112 N.M. at 15, 810 P.2d at 1235. The disparate sentences for attempted first-degree murder and aggravated battery offer further support for my conclusion that the legislature did not intend to punish the offenses separately. Aggravated battery inflicting great bodily harm, committed with a deadly weapon, or committed in a manner whereby great bodily harm or death can be inflicted is a third-degree felony. § 30-3-5(C). A third-degree felony not resulting in the death of a human being is punishable by three years in prison. NMSA 1978, § 31-18-15(A)(8) (2005). Attempted first-degree murder is a second degree felony. § 30-28-1(A). A second-degree felony not resulting in death is punishable by nine years in prison. § 31-18-15(A)(5). Tripling the sentence when a defendant applies force with intent to kill as opposed to applying force with only an intent to injure is indicia of legislative intent to not punish each offense separately. As the Swafford Court explained: “If the punishment attached to an offense is enhanced to allow for kindred crimes, these related offenses may be presumed to be punished as a single offense.” 112 N.M. at 15, 810 P.2d at 1235. Aggravated battery committed with the intent to injure is punishable by three years in prison. When the aggravated battery is done with an intent to kill, the legislature has enhanced the punishment to nine years and titled this kindred offense “attempted murder.” This analysis comports with language in Robideau, relied on by this court in Swafford:
Our criminal statutes often build upon one another. Where one statute incorporates most of the elements of a base statute and then increases the penalty as compared to the base statute, it is evidence that the Legislature did not intend punishment under both statutes. The Legislature has taken conduct from the base statute, decided that aggravating conduct deserves additional punishment, and imposed it accordingly, instead of imposing dual convictions.
Robideau 355 N.W.2d at 604. I would not summarily reject this important statutory construction principle as has the majority. Maj. Op. ¶25. At the very minimum, the doctrine of lenity requires us to presume that the Legislature did not intend to pyramid punishments for the same offense. Swafford, 112 N.M. at 15, 810 P.2d at 1235.

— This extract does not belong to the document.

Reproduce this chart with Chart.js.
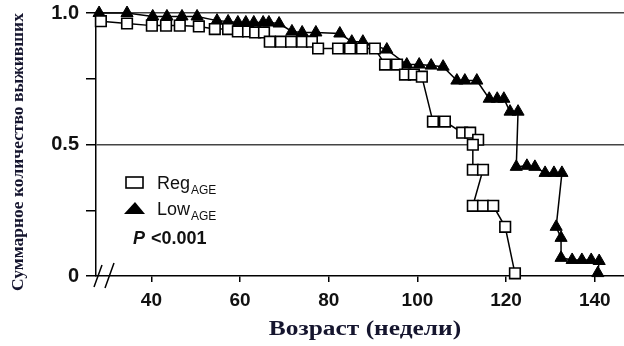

{39} Defendant’s dual convictions for attempted first-degree murder and third-degree aggravated battery violate the prohibition against double jeopardy, and the aggravated battery conviction must be vacated. For the foregoing reasons, I respectfully dissent from Section 11(B) of the majority opinion.
. Had the jury found that Defendant intended only to injure the victim and not intended to kill the victim, the jury could not have convicted Defendant of attempted first-degree murder.